Instructions for the task:
Answer with a single number: the count of lines that include the string "this".

Records supplied:

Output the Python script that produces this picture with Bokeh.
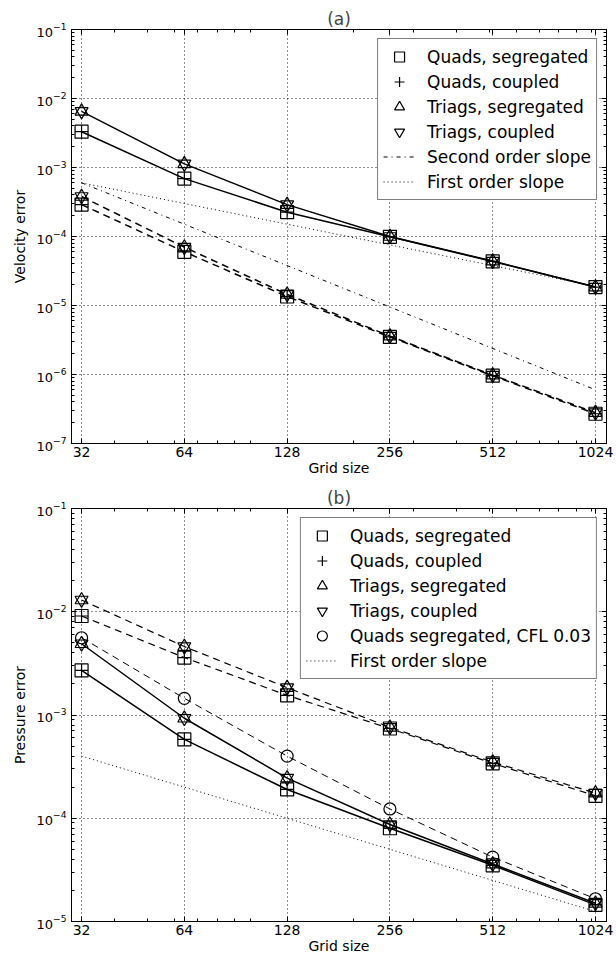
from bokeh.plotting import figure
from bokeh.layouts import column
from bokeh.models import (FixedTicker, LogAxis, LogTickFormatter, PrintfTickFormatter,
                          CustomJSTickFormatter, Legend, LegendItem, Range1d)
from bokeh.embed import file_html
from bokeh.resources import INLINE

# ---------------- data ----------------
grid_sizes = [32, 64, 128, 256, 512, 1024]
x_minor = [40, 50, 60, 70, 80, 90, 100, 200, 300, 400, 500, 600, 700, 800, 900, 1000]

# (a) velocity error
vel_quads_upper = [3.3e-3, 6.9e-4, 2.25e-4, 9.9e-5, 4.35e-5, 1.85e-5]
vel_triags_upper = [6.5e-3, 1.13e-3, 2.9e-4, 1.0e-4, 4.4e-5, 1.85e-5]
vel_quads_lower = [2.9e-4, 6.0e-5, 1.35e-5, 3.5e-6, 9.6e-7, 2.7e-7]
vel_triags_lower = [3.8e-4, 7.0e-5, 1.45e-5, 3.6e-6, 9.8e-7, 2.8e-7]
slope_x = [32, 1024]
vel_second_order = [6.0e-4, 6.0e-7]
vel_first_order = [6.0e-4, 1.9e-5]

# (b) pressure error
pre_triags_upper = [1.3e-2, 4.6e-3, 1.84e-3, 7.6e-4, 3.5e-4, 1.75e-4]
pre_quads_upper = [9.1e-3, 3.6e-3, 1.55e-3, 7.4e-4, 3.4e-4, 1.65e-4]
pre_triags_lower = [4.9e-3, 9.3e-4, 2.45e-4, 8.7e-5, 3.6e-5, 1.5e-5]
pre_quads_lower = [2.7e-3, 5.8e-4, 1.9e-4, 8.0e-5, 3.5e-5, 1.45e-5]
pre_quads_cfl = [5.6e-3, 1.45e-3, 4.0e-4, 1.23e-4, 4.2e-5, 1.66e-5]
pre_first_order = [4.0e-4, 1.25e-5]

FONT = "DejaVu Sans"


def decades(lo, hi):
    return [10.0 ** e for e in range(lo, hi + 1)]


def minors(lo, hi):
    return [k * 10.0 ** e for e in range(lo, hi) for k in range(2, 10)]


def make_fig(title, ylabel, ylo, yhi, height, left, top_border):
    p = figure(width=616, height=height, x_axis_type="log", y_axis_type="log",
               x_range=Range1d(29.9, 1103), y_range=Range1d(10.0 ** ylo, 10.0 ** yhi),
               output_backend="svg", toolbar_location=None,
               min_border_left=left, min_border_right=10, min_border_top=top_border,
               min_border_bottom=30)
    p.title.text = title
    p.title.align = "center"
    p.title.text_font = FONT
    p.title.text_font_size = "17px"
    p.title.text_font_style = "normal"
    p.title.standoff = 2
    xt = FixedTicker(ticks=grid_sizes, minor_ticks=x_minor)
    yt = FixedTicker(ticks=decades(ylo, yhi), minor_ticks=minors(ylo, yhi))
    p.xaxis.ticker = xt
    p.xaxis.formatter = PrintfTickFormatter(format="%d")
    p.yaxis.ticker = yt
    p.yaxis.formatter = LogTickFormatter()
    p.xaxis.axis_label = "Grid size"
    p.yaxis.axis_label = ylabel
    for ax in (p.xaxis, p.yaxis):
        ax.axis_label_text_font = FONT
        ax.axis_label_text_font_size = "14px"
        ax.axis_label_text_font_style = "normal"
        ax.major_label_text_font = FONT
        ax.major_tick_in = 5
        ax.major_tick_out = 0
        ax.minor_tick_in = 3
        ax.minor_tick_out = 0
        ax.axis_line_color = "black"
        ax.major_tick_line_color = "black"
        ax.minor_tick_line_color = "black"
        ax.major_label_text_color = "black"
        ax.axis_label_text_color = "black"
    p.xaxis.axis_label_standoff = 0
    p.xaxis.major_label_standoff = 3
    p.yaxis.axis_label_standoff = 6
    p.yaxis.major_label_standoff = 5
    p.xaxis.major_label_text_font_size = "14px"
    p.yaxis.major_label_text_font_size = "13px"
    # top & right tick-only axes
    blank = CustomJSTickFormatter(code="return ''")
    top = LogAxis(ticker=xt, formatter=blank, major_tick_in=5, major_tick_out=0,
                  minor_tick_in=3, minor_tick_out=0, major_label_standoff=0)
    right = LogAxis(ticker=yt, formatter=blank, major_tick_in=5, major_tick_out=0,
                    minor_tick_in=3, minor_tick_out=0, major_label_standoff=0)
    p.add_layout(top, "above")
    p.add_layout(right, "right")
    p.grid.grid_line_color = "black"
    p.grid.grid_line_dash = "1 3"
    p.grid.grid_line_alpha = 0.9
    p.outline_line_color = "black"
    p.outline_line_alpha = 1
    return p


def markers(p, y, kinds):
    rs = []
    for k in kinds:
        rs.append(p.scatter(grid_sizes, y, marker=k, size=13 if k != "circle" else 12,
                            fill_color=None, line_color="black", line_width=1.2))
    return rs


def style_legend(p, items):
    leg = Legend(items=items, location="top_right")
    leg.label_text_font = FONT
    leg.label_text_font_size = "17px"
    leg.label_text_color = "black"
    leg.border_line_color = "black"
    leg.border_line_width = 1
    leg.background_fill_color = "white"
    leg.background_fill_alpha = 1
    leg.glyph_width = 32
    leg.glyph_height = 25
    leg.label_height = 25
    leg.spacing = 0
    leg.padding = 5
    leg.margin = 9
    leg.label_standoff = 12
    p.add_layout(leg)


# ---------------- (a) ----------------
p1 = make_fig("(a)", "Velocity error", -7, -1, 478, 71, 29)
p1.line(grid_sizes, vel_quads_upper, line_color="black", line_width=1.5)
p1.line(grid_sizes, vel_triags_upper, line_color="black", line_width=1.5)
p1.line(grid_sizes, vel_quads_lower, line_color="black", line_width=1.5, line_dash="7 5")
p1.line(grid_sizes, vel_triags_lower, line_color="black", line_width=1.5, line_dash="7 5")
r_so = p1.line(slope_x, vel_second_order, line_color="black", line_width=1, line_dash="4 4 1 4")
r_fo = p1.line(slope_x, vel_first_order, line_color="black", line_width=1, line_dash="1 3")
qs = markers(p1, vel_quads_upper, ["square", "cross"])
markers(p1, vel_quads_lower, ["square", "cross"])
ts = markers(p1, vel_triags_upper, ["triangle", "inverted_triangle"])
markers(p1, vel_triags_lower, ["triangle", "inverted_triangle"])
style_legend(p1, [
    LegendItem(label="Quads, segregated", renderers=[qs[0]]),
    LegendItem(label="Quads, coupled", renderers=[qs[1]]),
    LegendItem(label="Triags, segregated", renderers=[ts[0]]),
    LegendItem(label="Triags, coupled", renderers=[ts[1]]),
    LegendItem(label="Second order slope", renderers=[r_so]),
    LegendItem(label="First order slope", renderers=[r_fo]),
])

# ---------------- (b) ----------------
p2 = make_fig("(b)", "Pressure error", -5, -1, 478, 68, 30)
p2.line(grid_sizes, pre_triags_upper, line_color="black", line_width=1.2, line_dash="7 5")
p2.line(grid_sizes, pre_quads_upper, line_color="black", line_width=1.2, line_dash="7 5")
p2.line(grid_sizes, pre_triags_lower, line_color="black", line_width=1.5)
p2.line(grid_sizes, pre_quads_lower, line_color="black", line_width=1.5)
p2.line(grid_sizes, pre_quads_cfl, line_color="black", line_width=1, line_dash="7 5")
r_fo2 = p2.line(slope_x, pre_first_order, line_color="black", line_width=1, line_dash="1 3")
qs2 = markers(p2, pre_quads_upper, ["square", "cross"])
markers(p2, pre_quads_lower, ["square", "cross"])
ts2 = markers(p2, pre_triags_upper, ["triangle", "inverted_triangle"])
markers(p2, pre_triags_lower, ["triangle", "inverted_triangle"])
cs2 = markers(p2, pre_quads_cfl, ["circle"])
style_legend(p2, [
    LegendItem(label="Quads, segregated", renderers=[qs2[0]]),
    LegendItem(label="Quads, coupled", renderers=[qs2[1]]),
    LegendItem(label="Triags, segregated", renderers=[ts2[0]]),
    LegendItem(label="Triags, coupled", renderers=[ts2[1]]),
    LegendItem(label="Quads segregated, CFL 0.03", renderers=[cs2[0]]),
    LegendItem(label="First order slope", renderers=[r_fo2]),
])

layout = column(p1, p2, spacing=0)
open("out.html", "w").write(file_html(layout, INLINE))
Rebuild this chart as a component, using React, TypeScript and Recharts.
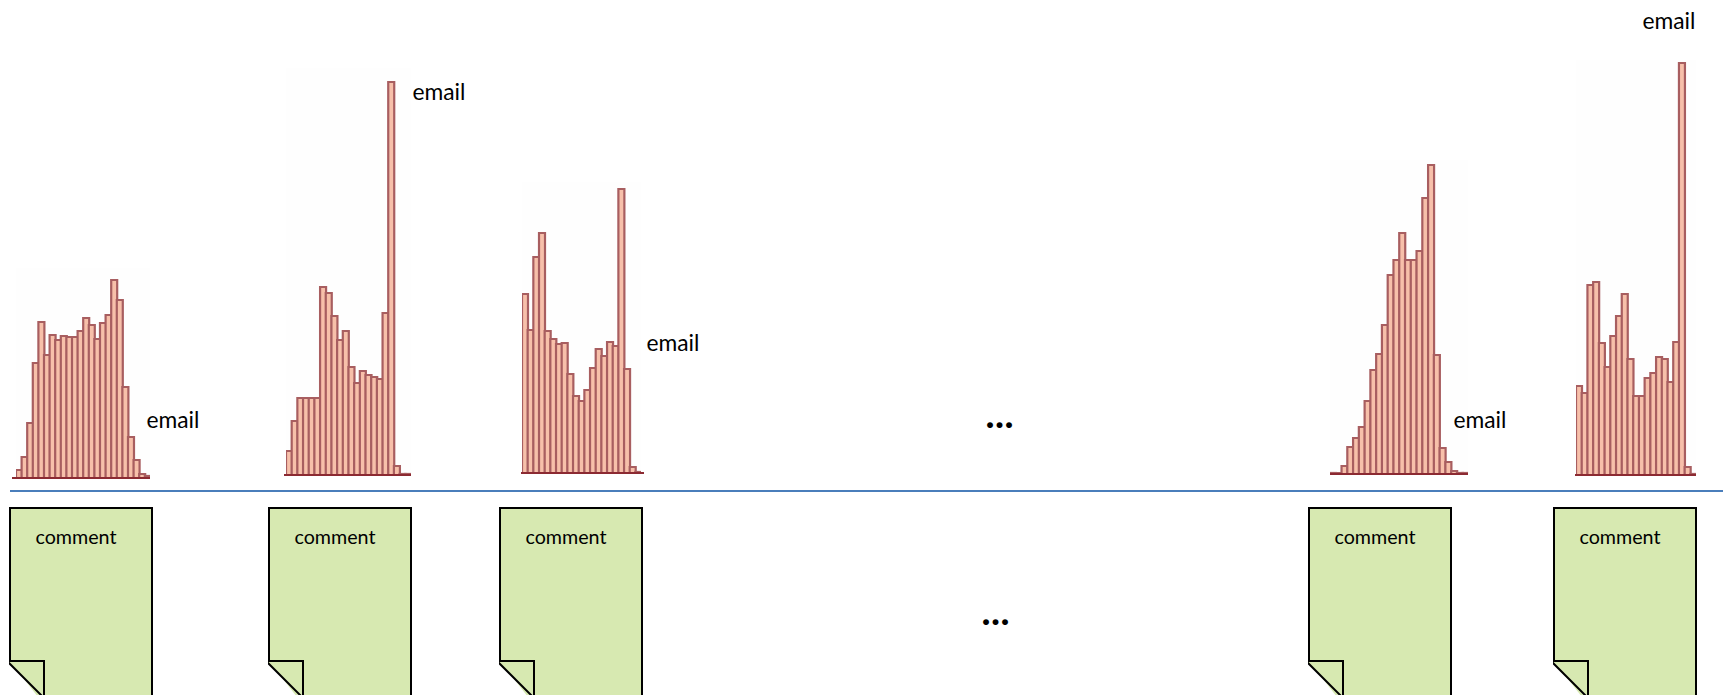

Response:
2